If you ask this question of a “liberal” he will say he doesn’t know. He will usually admit to praying in times of terror–the terror which comes to all when a loved one lies ill. He will be humble about his cowardice and be childlike in a desire to throw himself in reliance upon his Maker. But at the same time, he is bitterly opposed to giving his children religious instruction, regarding religion as an emotional aberration.

“Liberal” women are less unquestioning in their ideas as to religion and their children’s education. Questions are always coming up on the children’s part and they have no answer.

One friend said doubtfully, “It would be so much easier to bring up a child with religious ideals. Things would be far simpler and matter of fact. Ethics are so abstract.”

God and His Mother Mary, St. Joseph and the Little Flower, are not abstractions to Teresa. They are good and loving realities.

“Does religious teaching really help them to be good?” one dear friend, the mother of several children, asked quite simply and sincerely.

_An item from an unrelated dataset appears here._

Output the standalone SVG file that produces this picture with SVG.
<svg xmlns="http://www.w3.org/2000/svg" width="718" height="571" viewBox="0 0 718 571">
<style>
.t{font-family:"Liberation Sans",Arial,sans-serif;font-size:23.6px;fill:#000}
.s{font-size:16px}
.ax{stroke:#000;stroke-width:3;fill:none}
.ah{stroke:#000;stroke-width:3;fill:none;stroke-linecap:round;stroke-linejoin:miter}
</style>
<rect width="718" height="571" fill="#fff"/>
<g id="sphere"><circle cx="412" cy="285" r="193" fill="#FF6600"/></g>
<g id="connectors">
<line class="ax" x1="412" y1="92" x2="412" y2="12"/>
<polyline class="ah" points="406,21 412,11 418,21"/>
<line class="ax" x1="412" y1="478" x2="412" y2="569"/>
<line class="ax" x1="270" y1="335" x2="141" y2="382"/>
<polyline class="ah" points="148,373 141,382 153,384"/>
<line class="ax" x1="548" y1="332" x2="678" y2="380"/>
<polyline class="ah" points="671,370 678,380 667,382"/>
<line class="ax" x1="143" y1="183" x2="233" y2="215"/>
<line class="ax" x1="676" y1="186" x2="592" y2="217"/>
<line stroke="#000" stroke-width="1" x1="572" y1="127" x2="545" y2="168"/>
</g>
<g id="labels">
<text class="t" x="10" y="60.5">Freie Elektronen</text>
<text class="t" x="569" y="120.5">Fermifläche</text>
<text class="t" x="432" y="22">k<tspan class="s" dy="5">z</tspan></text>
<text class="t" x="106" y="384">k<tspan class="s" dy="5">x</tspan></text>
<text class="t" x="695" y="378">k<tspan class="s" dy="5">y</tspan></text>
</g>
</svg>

I told her how Teresa interrupted her act of contrition at night to say, “I was good today. I didn’t do anything. But I’m still sorry for hitting Freddy yesterday.” And my friend, harassed by the many problems of behavior among her brood, said doubtfully and somewhat sadly,

“I don’t know. I wish I knew.”

So, with cousins and uncles and aunts and friends, none of them believers, but none of them untouched by the question of the existence of God, it is inevitable that Teresa look, and listen, and ponder.